■ Goal
Below are the records; locate each line with the word "this" and copy it.

* BEGIN Exercise input *

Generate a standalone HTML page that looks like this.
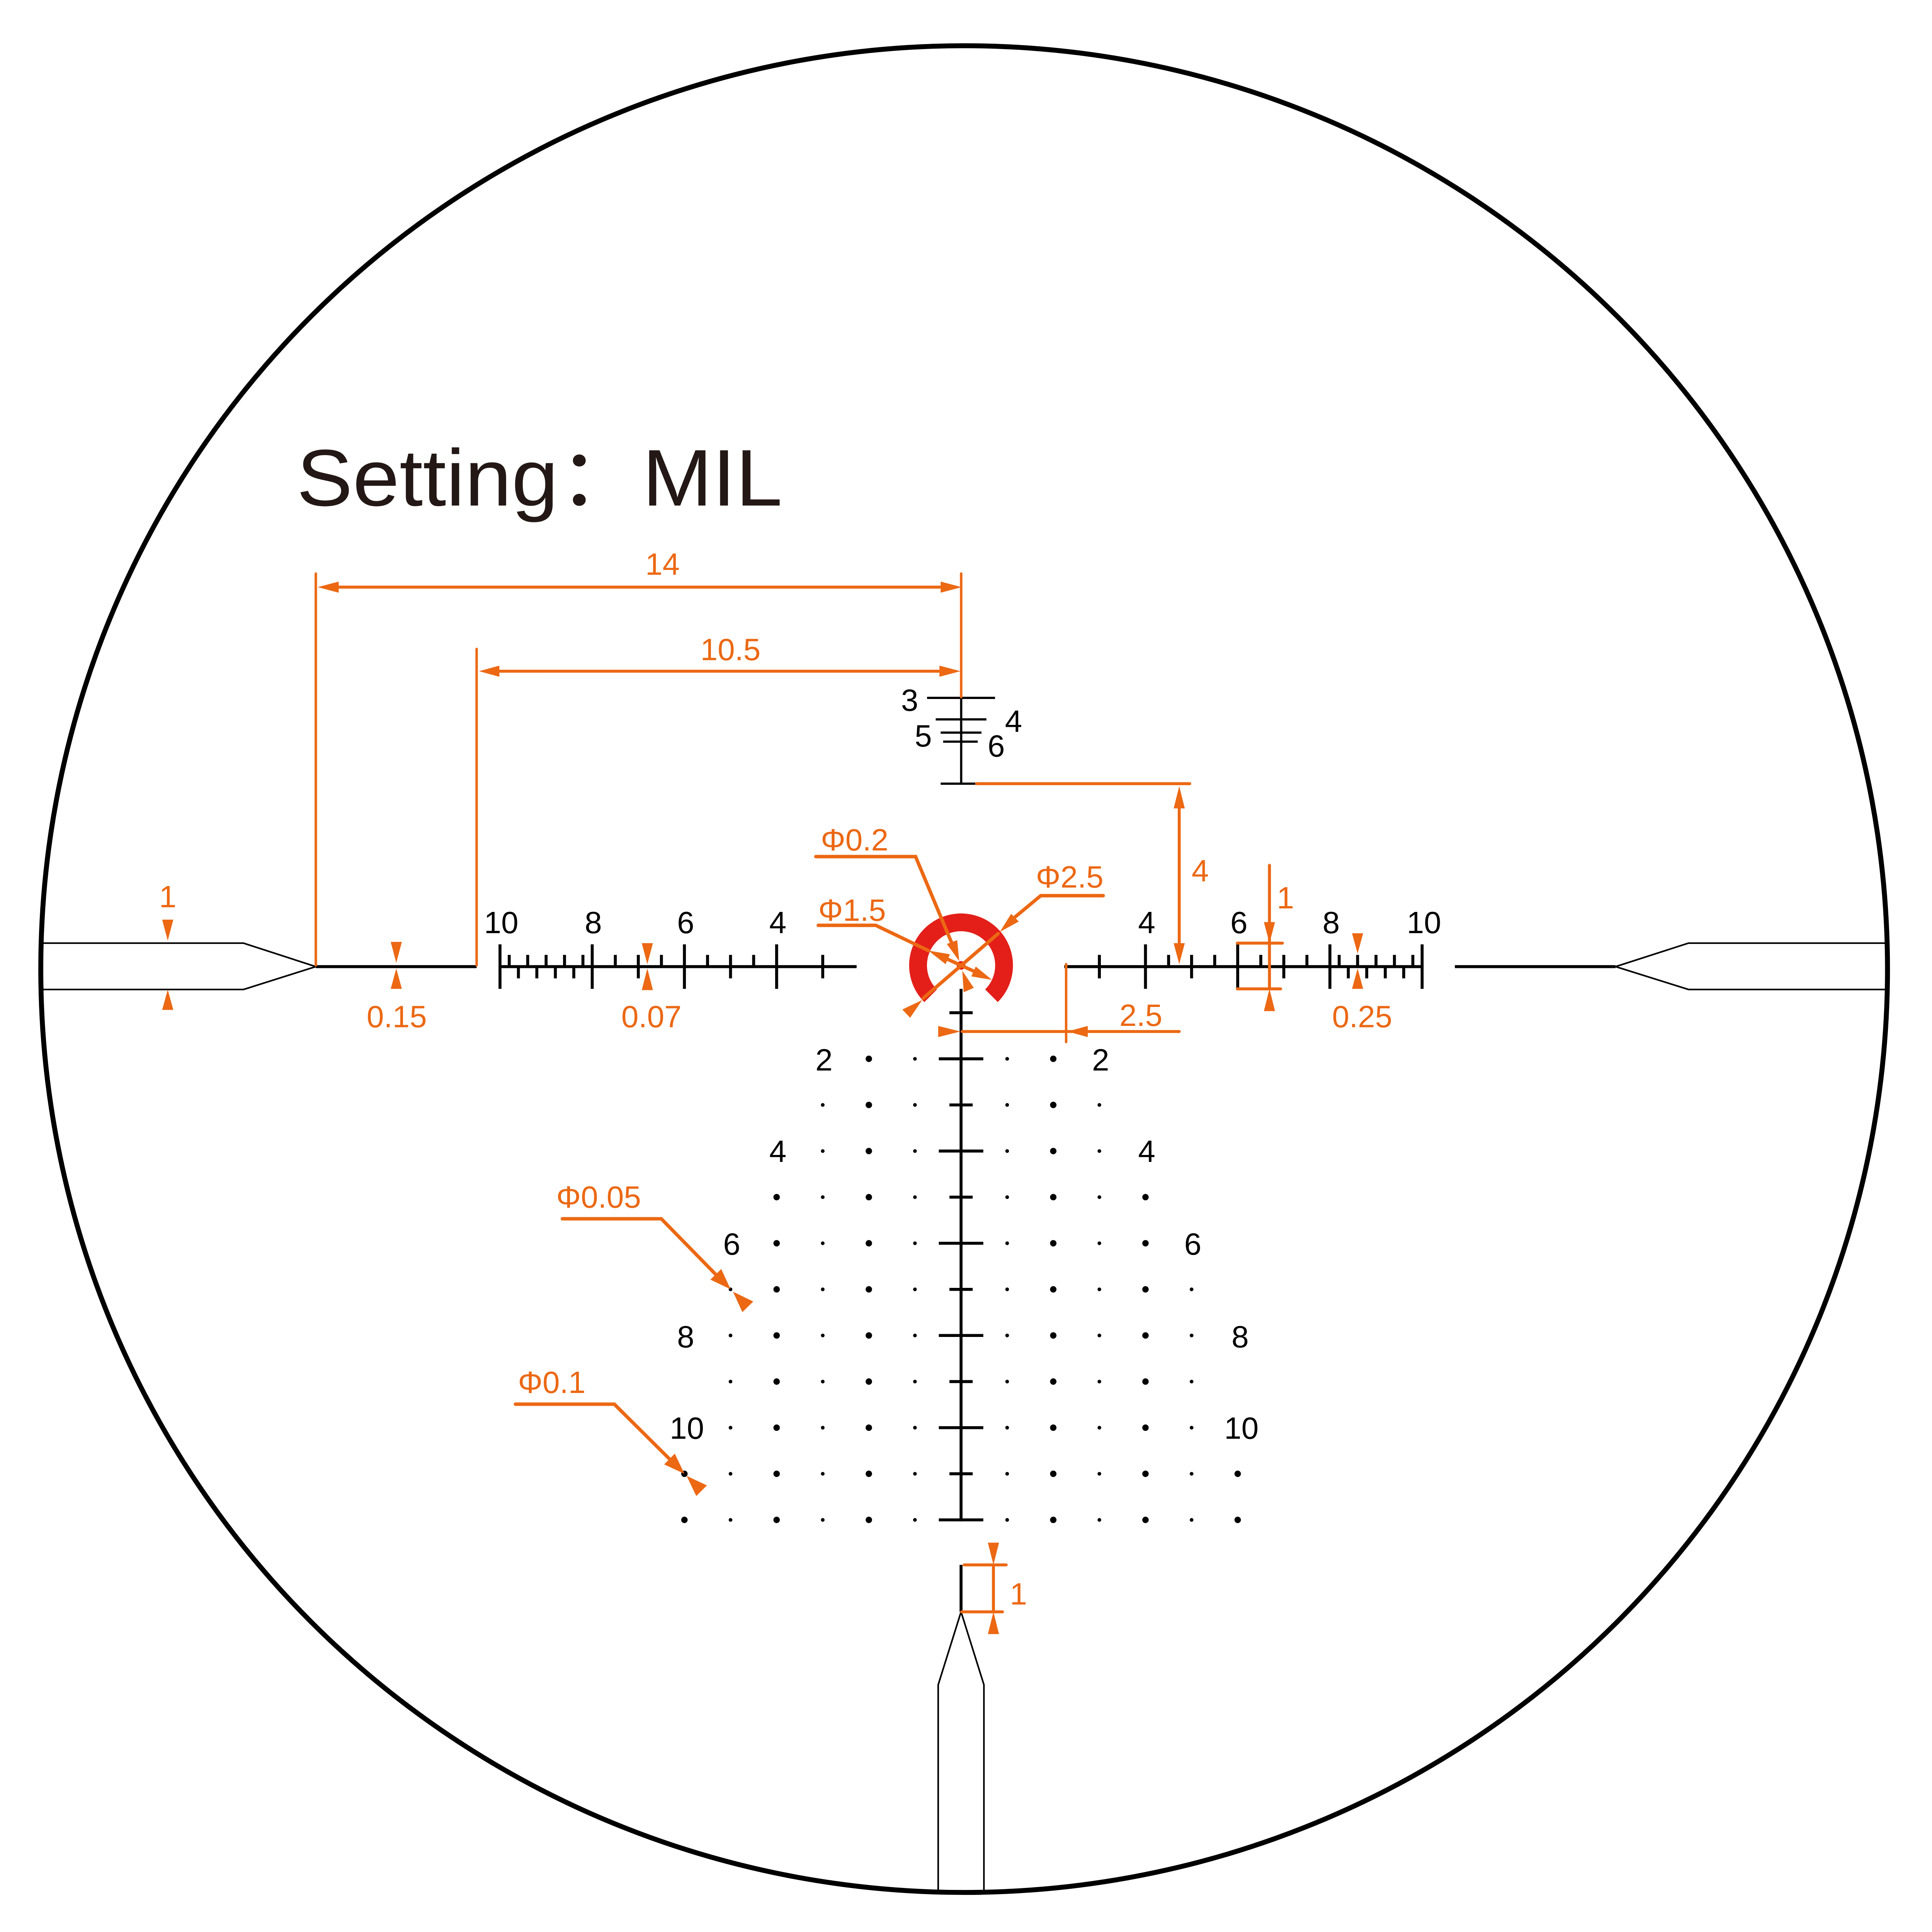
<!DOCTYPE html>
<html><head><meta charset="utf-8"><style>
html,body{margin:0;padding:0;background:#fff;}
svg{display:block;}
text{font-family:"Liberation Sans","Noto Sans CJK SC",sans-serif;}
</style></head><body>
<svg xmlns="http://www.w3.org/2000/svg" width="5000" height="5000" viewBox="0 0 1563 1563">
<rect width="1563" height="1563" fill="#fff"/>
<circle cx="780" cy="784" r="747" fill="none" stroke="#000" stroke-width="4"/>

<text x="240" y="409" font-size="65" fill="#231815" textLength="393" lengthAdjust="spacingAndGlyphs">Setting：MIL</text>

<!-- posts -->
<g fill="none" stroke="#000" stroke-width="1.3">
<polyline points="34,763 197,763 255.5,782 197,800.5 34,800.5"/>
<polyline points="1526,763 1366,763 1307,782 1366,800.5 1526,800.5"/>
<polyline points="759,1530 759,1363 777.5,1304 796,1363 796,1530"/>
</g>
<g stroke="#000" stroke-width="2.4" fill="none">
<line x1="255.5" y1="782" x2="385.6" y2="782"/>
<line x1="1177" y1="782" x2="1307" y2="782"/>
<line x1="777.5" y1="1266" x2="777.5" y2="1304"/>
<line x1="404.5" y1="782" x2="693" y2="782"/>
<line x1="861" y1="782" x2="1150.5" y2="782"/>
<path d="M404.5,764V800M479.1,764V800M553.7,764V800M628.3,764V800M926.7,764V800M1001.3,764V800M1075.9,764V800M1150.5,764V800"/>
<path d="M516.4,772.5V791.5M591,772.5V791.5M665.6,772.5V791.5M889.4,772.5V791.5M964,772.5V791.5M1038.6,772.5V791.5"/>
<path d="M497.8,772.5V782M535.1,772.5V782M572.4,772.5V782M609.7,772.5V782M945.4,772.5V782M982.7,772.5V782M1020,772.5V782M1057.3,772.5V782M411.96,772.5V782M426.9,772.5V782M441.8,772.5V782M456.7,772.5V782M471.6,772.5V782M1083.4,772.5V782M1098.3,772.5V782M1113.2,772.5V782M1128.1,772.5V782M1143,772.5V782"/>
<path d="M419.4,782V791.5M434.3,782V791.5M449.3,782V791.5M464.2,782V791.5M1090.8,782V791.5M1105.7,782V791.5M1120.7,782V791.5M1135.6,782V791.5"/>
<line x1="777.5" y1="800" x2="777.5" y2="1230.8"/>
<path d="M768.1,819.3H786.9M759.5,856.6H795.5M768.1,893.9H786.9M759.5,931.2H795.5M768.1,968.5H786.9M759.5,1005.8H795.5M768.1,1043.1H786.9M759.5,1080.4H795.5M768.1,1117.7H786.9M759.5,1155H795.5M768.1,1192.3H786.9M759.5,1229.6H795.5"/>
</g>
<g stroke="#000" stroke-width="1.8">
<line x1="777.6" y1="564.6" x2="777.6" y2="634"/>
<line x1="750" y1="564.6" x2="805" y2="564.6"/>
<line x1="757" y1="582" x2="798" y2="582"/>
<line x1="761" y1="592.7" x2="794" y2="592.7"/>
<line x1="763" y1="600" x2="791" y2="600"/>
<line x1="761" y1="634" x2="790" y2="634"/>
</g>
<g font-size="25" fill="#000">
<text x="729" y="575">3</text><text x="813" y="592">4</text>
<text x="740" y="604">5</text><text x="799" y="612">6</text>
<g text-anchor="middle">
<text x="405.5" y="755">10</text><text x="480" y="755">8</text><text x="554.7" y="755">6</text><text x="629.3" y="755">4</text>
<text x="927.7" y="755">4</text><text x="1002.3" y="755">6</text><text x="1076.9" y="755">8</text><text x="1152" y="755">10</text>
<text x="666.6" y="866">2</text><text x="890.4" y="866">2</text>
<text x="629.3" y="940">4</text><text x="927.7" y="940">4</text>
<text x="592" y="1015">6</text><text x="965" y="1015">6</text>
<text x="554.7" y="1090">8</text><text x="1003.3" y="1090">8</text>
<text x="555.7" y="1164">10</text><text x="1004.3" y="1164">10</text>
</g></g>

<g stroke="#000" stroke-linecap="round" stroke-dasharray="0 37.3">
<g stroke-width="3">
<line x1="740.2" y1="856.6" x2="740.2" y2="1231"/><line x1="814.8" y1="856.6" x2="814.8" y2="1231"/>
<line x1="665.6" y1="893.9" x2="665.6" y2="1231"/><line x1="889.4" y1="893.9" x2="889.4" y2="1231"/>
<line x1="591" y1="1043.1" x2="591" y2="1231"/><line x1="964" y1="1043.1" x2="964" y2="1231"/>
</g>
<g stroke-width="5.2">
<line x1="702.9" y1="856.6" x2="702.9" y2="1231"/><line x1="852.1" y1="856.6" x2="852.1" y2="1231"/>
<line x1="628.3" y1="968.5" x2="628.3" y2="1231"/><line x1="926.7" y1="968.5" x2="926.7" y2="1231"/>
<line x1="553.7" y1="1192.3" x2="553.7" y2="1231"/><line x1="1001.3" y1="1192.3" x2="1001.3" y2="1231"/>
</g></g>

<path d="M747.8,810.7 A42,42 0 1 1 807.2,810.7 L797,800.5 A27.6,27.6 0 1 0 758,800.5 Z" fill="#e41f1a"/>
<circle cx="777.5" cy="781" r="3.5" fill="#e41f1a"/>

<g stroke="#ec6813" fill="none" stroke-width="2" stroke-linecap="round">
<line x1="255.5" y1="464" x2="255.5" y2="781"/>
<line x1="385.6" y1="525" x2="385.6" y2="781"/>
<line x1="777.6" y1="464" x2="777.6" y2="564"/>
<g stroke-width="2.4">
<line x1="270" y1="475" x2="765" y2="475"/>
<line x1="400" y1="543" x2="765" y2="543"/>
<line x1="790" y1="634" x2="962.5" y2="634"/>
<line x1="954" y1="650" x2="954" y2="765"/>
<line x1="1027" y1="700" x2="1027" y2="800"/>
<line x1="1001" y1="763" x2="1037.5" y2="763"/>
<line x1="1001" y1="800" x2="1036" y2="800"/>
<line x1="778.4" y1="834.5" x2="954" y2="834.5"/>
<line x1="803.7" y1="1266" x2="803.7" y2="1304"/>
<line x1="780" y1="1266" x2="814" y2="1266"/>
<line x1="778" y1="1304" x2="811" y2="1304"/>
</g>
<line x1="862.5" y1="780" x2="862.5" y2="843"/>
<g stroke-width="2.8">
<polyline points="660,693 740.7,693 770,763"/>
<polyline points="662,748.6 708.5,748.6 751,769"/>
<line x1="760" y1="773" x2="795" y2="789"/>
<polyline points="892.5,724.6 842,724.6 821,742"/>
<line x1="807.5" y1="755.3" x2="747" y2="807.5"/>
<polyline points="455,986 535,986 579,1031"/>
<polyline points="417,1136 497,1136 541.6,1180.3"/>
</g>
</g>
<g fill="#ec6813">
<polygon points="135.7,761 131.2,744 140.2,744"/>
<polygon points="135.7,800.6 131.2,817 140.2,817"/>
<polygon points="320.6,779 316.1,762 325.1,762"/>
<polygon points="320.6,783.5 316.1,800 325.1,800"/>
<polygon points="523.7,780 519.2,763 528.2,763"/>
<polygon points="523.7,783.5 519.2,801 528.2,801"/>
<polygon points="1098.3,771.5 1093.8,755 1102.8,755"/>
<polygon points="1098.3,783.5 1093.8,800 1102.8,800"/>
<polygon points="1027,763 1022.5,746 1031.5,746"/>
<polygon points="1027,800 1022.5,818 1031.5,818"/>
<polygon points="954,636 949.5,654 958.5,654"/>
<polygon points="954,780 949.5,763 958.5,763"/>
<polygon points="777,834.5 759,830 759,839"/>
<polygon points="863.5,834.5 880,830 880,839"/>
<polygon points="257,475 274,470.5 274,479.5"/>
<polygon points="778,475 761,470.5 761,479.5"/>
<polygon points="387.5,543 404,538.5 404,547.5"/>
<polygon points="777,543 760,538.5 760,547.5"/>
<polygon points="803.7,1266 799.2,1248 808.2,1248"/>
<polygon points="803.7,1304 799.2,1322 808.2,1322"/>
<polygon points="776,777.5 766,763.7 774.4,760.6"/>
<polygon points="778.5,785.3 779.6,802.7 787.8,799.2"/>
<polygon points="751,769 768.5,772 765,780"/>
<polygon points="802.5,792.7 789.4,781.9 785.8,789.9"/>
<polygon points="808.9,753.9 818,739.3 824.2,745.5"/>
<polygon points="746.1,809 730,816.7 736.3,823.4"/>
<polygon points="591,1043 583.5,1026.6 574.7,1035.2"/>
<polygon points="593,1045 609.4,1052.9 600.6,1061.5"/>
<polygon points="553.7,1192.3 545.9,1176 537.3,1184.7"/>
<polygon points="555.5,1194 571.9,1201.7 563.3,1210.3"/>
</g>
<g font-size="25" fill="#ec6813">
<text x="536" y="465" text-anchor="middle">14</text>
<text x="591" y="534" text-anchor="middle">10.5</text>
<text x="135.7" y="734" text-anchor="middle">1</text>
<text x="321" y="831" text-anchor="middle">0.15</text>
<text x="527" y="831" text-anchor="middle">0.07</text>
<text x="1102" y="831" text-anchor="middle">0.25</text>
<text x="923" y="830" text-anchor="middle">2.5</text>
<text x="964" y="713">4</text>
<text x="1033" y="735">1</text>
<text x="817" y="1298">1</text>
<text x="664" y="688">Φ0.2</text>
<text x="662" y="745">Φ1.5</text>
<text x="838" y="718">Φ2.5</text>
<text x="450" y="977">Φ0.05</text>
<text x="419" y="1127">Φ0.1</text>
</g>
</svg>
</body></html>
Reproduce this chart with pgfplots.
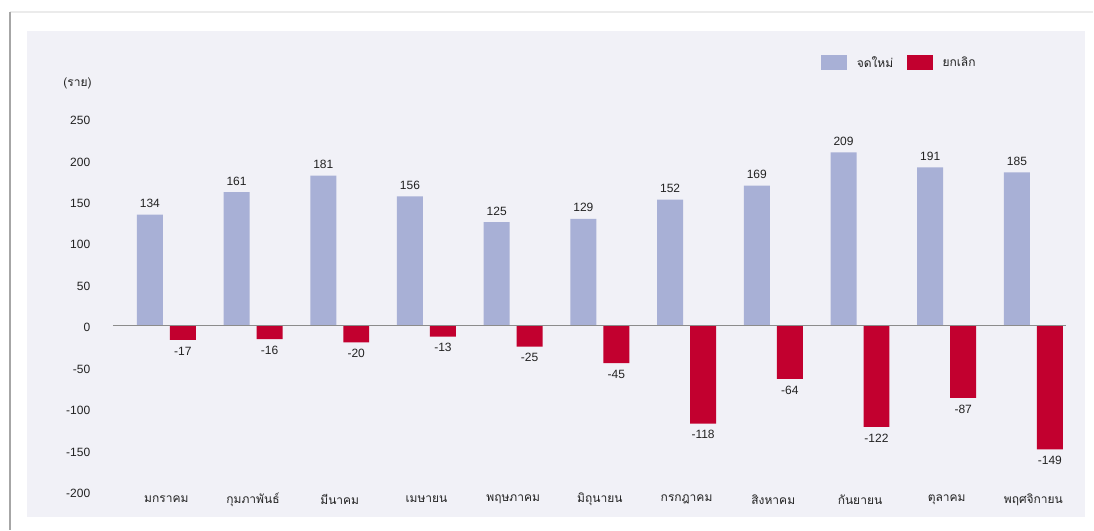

* END Exercise input *

■ Solved exercise
Generate a standalone HTML page that looks like this.
Reproduce this chart with pgfplots.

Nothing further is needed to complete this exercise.